PECVD Deposited Germanium Selenide Films for Memory Devices        


Dr. Rene' Rodriguez

Department of Chemistry

Idaho State University

Renewed interest in the use of germanium chalcogenide semiconductors for phase memory materials and for resistive-RAM memory has been driven by the unique properties of these materials including their proclivity to resist radiation damage.  In phase memory, the large difference in conductivity between the amorphous and crystalline forms of germanium selenide provides the off/on basis of the memory. In resistive-RAM the mechanism of action is the formation or retraction of silver nano-bridges through the germanium selenide amorphous glass depending on the polarity of an applied field.

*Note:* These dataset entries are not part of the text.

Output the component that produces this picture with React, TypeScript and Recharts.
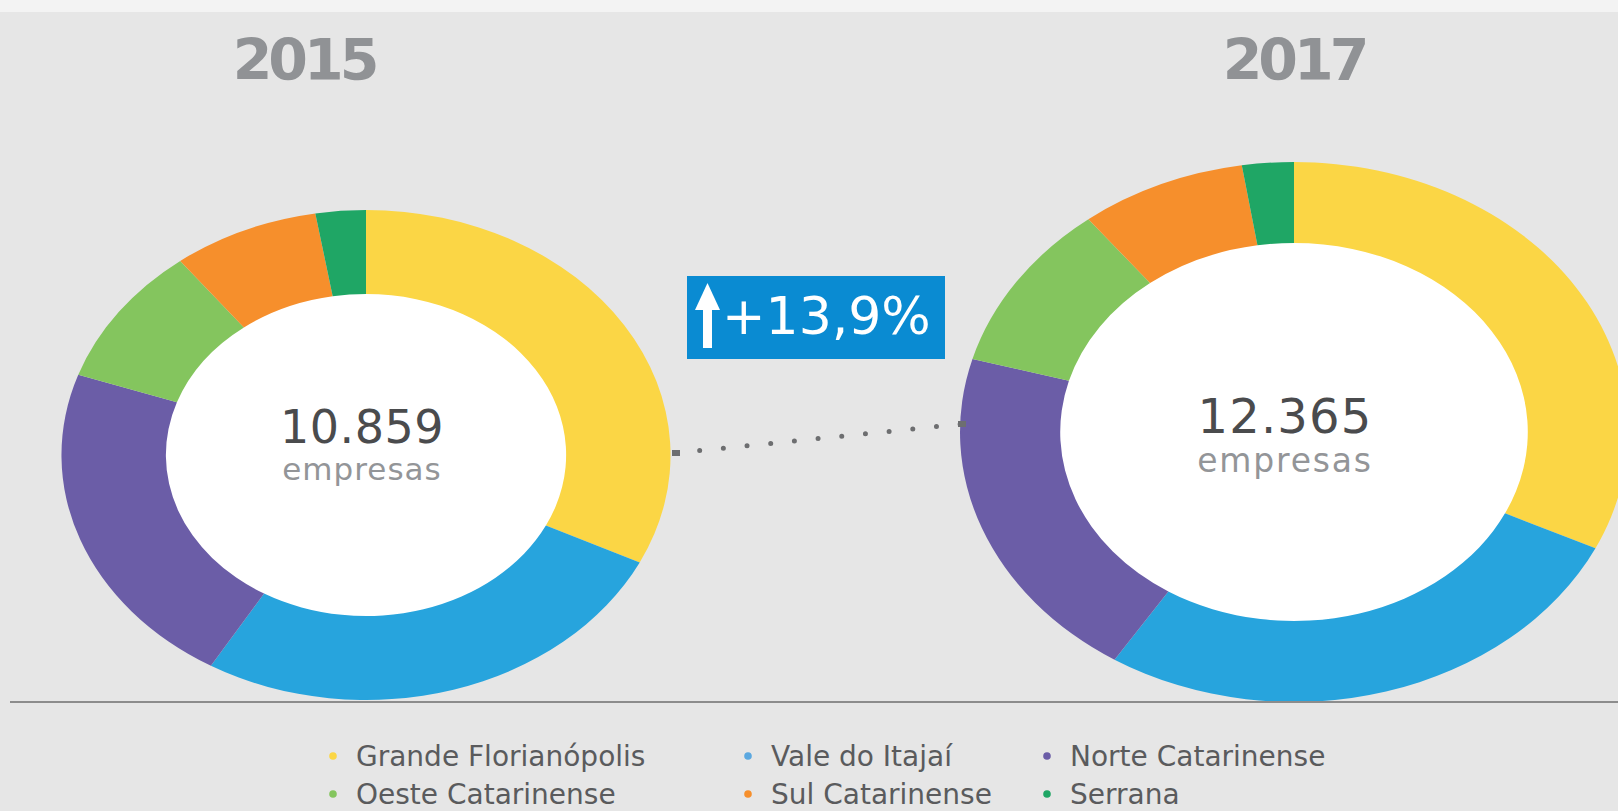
import React from 'react';
import { PieChart, Pie, Cell } from 'recharts';

// regional distribution of companies, 2015 vs 2017
const regions = [
  'Grande Florianópolis',
  'Vale do Itajaí',
  'Norte Catarinense',
  'Oeste Catarinense',
  'Sul Catarinense',
  'Serrana',
];
const regionColors = ['#FBD645', '#27A4DD', '#6B5DA7', '#84C55E', '#F68F2C', '#1FA665'];
const legendDotColors = ['#FBD645', '#5BA8E0', '#6B5DA7', '#84C55E', '#F68F2C', '#1FA665'];

const years = ['2015', '2017'];
const empresas2015 = [3499, 2854, 2368, 1004, 845, 289];
const empresas2017 = [3967, 3332, 2514, 1247, 996, 309];

const FONT = '"DejaVu Sans", Verdana, sans-serif';

const sum = (arr: number[]) => arr.reduce((a, b) => a + b, 0);
const fmtThousands = (n: number) => String(n).replace(/\B(?=(\d{3})+(?!\d))/g, '.');

const toData = (values: number[]) => regions.map((name, i) => ({ name, value: values[i] }));

interface DonutProps {
  data: { name: string; value: number }[];
  cx: number;
  cy: number;
  outer: number;
  inner: number;
  sx: number;
}

const Donut: React.FC<DonutProps> = ({ data, cx, cy, outer, inner, sx }) => {
  const size = outer * 2 + 4;
  return (
    <div
      style={{
        position: 'absolute',
        left: cx - size / 2,
        top: cy - size / 2,
        width: size,
        height: size,
        transform: `scaleX(${sx})`,
        transformOrigin: '50% 50%',
      }}
    >
      <div
        style={{
          position: 'absolute',
          left: size / 2 - inner - 1,
          top: size / 2 - inner - 1,
          width: inner * 2 + 2,
          height: inner * 2 + 2,
          borderRadius: '50%',
          background: '#ffffff',
        }}
      />
      <div style={{ position: 'absolute', left: 0, top: 0 }}>
        <PieChart width={size} height={size} margin={{ top: 0, right: 0, bottom: 0, left: 0 }}>
          <Pie
            data={data}
            dataKey="value"
            nameKey="name"
            cx={size / 2}
            cy={size / 2}
            innerRadius={inner}
            outerRadius={outer}
            startAngle={90}
            endAngle={-270}
            stroke="none"
            isAnimationActive={false}
          >
            {data.map((d, i) => (
              <Cell key={d.name} fill={regionColors[i]} />
            ))}
          </Pie>
        </PieChart>
      </div>
    </div>
  );
};

const App: React.FC = () => {
  const total2015 = sum(empresas2015);
  const total2017 = sum(empresas2017);
  const growth = ((total2017 / total2015 - 1) * 100).toFixed(1).replace('.', ',');

  const legendDotX = [333, 748, 1047];
  const legendRowY = [756, 794];

  return (
    <div
      style={{
        position: 'absolute',
        left: 0,
        top: 0,
        width: 1618,
        height: 811,
        overflow: 'hidden',
        background: '#E6E6E6',
        fontFamily: FONT,
      }}
    >
      <div style={{ position: 'absolute', left: 0, top: 0, width: 1618, height: 12, background: '#F3F3F3' }} />

      <Donut data={toData(empresas2015)} cx={366} cy={455} outer={245} inner={161} sx={1.243} />
      <Donut data={toData(empresas2017)} cx={1294} cy={432} outer={270} inner={189} sx={1.237} />

      <svg width={1618} height={811} style={{ position: 'absolute', left: 0, top: 0, pointerEvents: 'none' }}>
        {/* year titles */}
        <text x={304} y={80} textAnchor="middle" fontSize={57} fontWeight={700} letterSpacing={-4} fill="#909295" fontFamily={FONT}>
          {years[0]}
        </text>
        <text x={1294} y={80} textAnchor="middle" fontSize={57} fontWeight={700} letterSpacing={-4} fill="#909295" fontFamily={FONT}>
          {years[1]}
        </text>

        {/* centre totals */}
        <text x={362} y={443} textAnchor="middle" fontSize={46} letterSpacing={0.5} fill="#4A4B4D" fontFamily={FONT}>
          {fmtThousands(total2015)}
        </text>
        <text x={362} y={480} textAnchor="middle" fontSize={31} letterSpacing={1} fill="#939598" fontFamily={FONT}>
          empresas
        </text>
        <text x={1285} y={433} textAnchor="middle" fontSize={48} letterSpacing={1.2} fill="#4A4B4D" fontFamily={FONT}>
          {fmtThousands(total2017)}
        </text>
        <text x={1285} y={472} textAnchor="middle" fontSize={33} letterSpacing={1.8} fill="#939598" fontFamily={FONT}>
          empresas
        </text>

        {/* dotted connector */}
        <line x1={676} y1={453} x2={962} y2={424} stroke="#6D6E70" strokeWidth={5} strokeDasharray="0 23.8" strokeLinecap="round" />
        <rect x={672} y={450} width={8} height={6} fill="#6D6E70" />
        <rect x={958} y={421} width={8} height={6} fill="#6D6E70" />

        {/* growth badge */}
        <rect x={687} y={276} width={258} height={83} fill="#0A8BD2" />
        <polygon points="695,310 707.5,283 720,310" fill="#ffffff" />
        <rect x={703} y={305} width={9} height={43} fill="#ffffff" />
        <text x={722} y={334} fontSize={52} fill="#ffffff" fontFamily={FONT}>
          {`+${growth}%`}
        </text>

        {/* baseline */}
        <rect x={10} y={701} width={1608} height={2} fill="#8C8C8C" />

        {/* legend */}
        {regions.map((name, i) => {
          const col = i % 3;
          const row = Math.floor(i / 3);
          const x = legendDotX[col];
          const y = legendRowY[row];
          return (
            <g key={name}>
              <circle cx={x} cy={y} r={3.8} fill={legendDotColors[i]} />
              <text x={x + 23} y={y + 10} fontSize={28} fill="#5A5B5D" fontFamily={FONT}>
                {name}
              </text>
            </g>
          );
        })}
      </svg>
    </div>
  );
};

export default App;
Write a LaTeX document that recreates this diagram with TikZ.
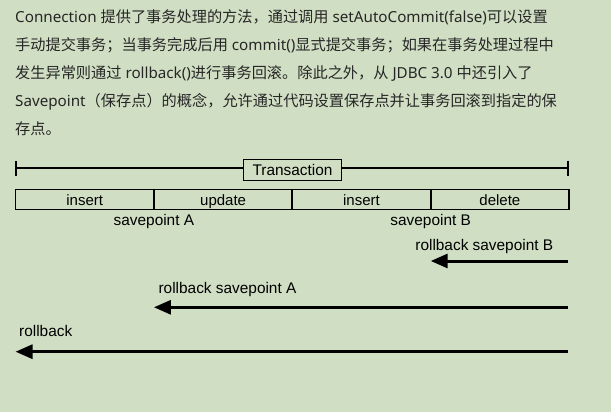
\documentclass[tikz,border=0pt]{standalone}
\usepackage{fontspec}
\setmainfont{Liberation Sans}
\newfontfamily\zh{Noto Sans CJK SC}
\newfontfamily\latin{Noto Sans}
\usetikzlibrary{arrows.meta, positioning}
\definecolor{txBg}{HTML}{D0DFC4}
\definecolor{txText}{HTML}{262626}

\begin{document}
\begin{tikzpicture}[x=1pt, y=-1pt,
  opbox/.style={draw, line width=1.8pt, minimum width=138.4pt, minimum height=20pt,
    inner sep=0pt, outer sep=0pt, text height=11pt, text depth=0pt,
    font=\fontsize{15}{18}\selectfont},
  lbl/.style={inner sep=0pt, font=\fontsize{15.4}{18}\selectfont},
  rb/.style={line width=3pt, -{Triangle[length=17pt, width=14pt]}}]
  \fill[txBg] (0,0) rectangle (611,412);
  \useasboundingbox (0,0) rectangle (611,412);

  % intro paragraph
  \node[anchor=north west, align=left, inner sep=0pt, text=txText,
        font=\latin\fontsize{15.2}{28}\selectfont] (intro) at (15,9)
  {Connection {\zh 提供了事务处理的方法，通过调用} setAutoCommit(false){\zh 可以设置}\\
   {\zh 手动提交事务；当事务完成后用} commit(){\zh 显式提交事务；如果在事务处理过程中}\\
   {\zh 发生异常则通过} rollback(){\zh 进行事务回滚。除此之外，从} JDBC 3.0 {\zh 中还引入了}\\
   Savepoint{\zh （保存点）的概念，允许通过代码设置保存点并让事务回滚到指定的保}\\
   {\zh 存点。}};

  % transaction span
  \coordinate (tlL) at (16,168);
  \coordinate (tlR) at (568,168);
  \draw[line width=1.2pt] (tlL) -- (tlR);
  \draw[line width=1.2pt] ([yshift=7.5pt]tlL) -- ([yshift=-7.5pt]tlL);
  \draw[line width=1.2pt] ([yshift=7.5pt]tlR) -- ([yshift=-7.5pt]tlR);
  \node[draw, line width=1.2pt, fill=txBg, minimum width=98.4pt, minimum height=21.7pt,
        inner sep=0pt, font=\fontsize{15.4}{18}\selectfont] (trans) at (292.5,170) {Transaction};

  % operations
  \node[opbox] (ins1) at (84.7,199.5) {insert};
  \node[opbox, right=0pt of ins1] (upd) {update};
  \node[opbox, right=0pt of upd] (ins2) {insert};
  \node[opbox, right=0pt of ins2] (del) {delete};

  \node[lbl, anchor=base] (spA) at ([yshift=-15.5pt]upd.south west) {savepoint A};
  \node[lbl, anchor=base] (spB) at ([yshift=-15.5pt]del.south west) {savepoint B};

  % rollbacks
  \coordinate (rbBend) at (568,261);
  \coordinate (rbBtip) at (rbBend -| del.west);
  \draw[rb] (rbBend) -- (rbBtip);
  \node[lbl, anchor=base west] (rbBlbl) at ([xshift=-15.5pt, yshift=11pt]rbBtip) {rollback savepoint B};

  \coordinate (rbAend) at (568,307.3);
  \coordinate (rbAtip) at (rbAend -| upd.west);
  \draw[rb] (rbAend) -- (rbAtip);
  \node[lbl, anchor=base west] (rbAlbl) at ([xshift=4.5pt, yshift=14pt]rbAtip) {rollback savepoint A};

  \coordinate (rbend) at (568,351.7);
  \coordinate (rbtip) at (rbend -| ins1.west);
  \draw[rb] (rbend) -- (rbtip);
  \node[lbl, anchor=base west] (rblbl) at ([xshift=3.5pt, yshift=15pt]rbtip) {rollback};
\end{tikzpicture}
\end{document}
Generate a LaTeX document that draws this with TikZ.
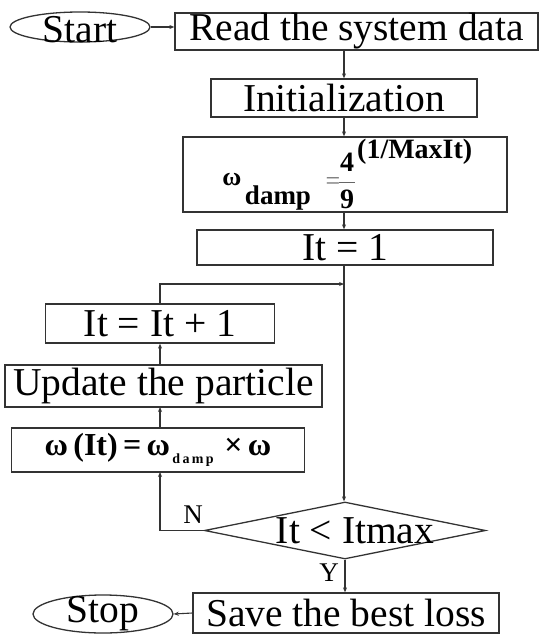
\documentclass[tikz,border=0pt]{standalone}
\usepackage{fontspec}
\setmainfont{Liberation Serif}
\usetikzlibrary{shapes.geometric,arrows.meta}
\begin{document}
\begin{tikzpicture}[x=1pt,y=-1pt,
  big/.style={font=\fontsize{39.5}{42}\selectfont},
  boxnode/.style={draw=black!80,line width=1.3pt,rectangle,inner sep=0pt,big},
  oval/.style={draw=black!80,line width=1.3pt,ellipse,inner sep=0pt},
  flow/.style={draw=black!80,line width=1.1pt,-{Stealth[length=5pt,width=4pt]}},
  lbl/.style={font=\fontsize{27}{29}\selectfont}]
\useasboundingbox (0,0) rectangle (540,635);
\node[oval,minimum width=140pt,minimum height=30pt,label={[big,yshift=-3pt]center:Start}] (start) at (80,27) {};
\node[boxnode,minimum width=363pt,minimum height=37pt] (read) at (356.5,31.5) {Read the system data};
\node[boxnode,minimum width=266pt,minimum height=38pt] (init) at (344,98) {Initialization};
\node[boxnode,minimum width=324pt,minimum height=75pt] (damp) at (345,174.5) {};
\node[font=\fontsize{26}{28}\selectfont\bfseries,inner sep=0pt,anchor=base] (w1) at (232,185) {ω};
\node[font=\fontsize{27}{29}\selectfont\bfseries,inner sep=0pt,anchor=base] (w2) at (278,204) {damp};
\node[font=\fontsize{26}{28}\selectfont,text=black!55,inner sep=0pt] (eq) at (333,184) {=};
\node[font=\fontsize{28}{30}\selectfont\bfseries,inner sep=0pt] (n4) at (347,162) {4};
\node[font=\fontsize{28}{30}\selectfont\bfseries,inner sep=0pt] (n9) at (347,199) {9};
\draw[line width=1pt,black!60] (339,182) -- (355,182);
\node[font=\fontsize{28}{30}\selectfont\bfseries,inner sep=0pt,anchor=west] (ex) at (357,152) {(1/MaxIt)};
\node[boxnode,minimum width=296pt,minimum height=35pt] (it1) at (345,247.5) {It = 1};
\node[boxnode,minimum width=229pt,minimum height=39pt] (inc) at (160,323.5) {It = It + 1};
\node[boxnode,minimum width=317pt,minimum height=42pt] (upd) at (163.5,386) {Update the particle};
\node[boxnode,minimum width=293pt,minimum height=44pt,font=\fontsize{32}{34}\selectfont\bfseries] (omg) at (158,450)
  {ω\,(It)\,=\,ω\raisebox{-8pt}{\fontsize{14}{15}\selectfont\bfseries\,d\,a\,m\,p}\,\,×\,ω};
\node[diamond,draw=black!80,line width=1.3pt,inner sep=0pt,minimum width=281pt,minimum height=57pt] (dec) at (345,530.5) {};
\node[big,inner sep=0pt] (dect) at (355,530.5) {It < Itmax};
\node[boxnode,minimum width=306pt,minimum height=40pt] (save) at (346,613) {Save the best loss};
\node[oval,minimum width=140pt,minimum height=38pt,label={[big]center:Stop}] (stop) at (103,614) {};
\coordinate (j) at (344,284);
\node[lbl,inner sep=0pt] (nl) at (193,515) {N};
\node[lbl,inner sep=0pt] (yl) at (329,573) {Y};
\draw[flow] (start.east) -- (start.east -| read.west);
\draw[flow] (init.north |- read.south) -- (init.north);
\draw[flow] (init.south) -- (init.south |- damp.north);
\draw[flow] (init.south |- damp.south) -- (init.south |- it1.north);
\draw[flow] (init.south |- it1.south) -- (init.south |- dec.north);
\draw[flow] (dec.west) -| (160,472);
\draw[flow] (160,428) -- (160,407);
\draw[flow] (inc.south |- upd.north) -- (inc.south);
\draw[flow] (inc.north) |- (j);
\draw[flow] (dec.south) -- (dec.south |- save.north);
\draw[flow] (save.west) -- (stop.east);
\end{tikzpicture}
\end{document}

Plasma enhanced chemical vapor deposition (PECVD) of germanium chalcogenide thin films from germanium tetrachloride, hydrogen sulfide and alkyl chalcogenides was studied to determine the viability of these reagents for thin film deposition. Alkylselenide precursors were used successfully for the deposition of germanium selenides.

The effects of relative mass flow rates, substrate temperature, and plasma power density on the deposition rate, the composition, and the morphology of the germanium selenide thin films were determined.   Based on these results, germanium selenide thin films were deposited by PECVD in several stoichiometries, as a thin layers in phase memory and resistive-RAM devices consisting of a W/GexSey / SnSe phase memory stack or a W/GexSey/SnSe/Ag R-RAM stack. The results from the thin film studies and their use in memory devices will be presented.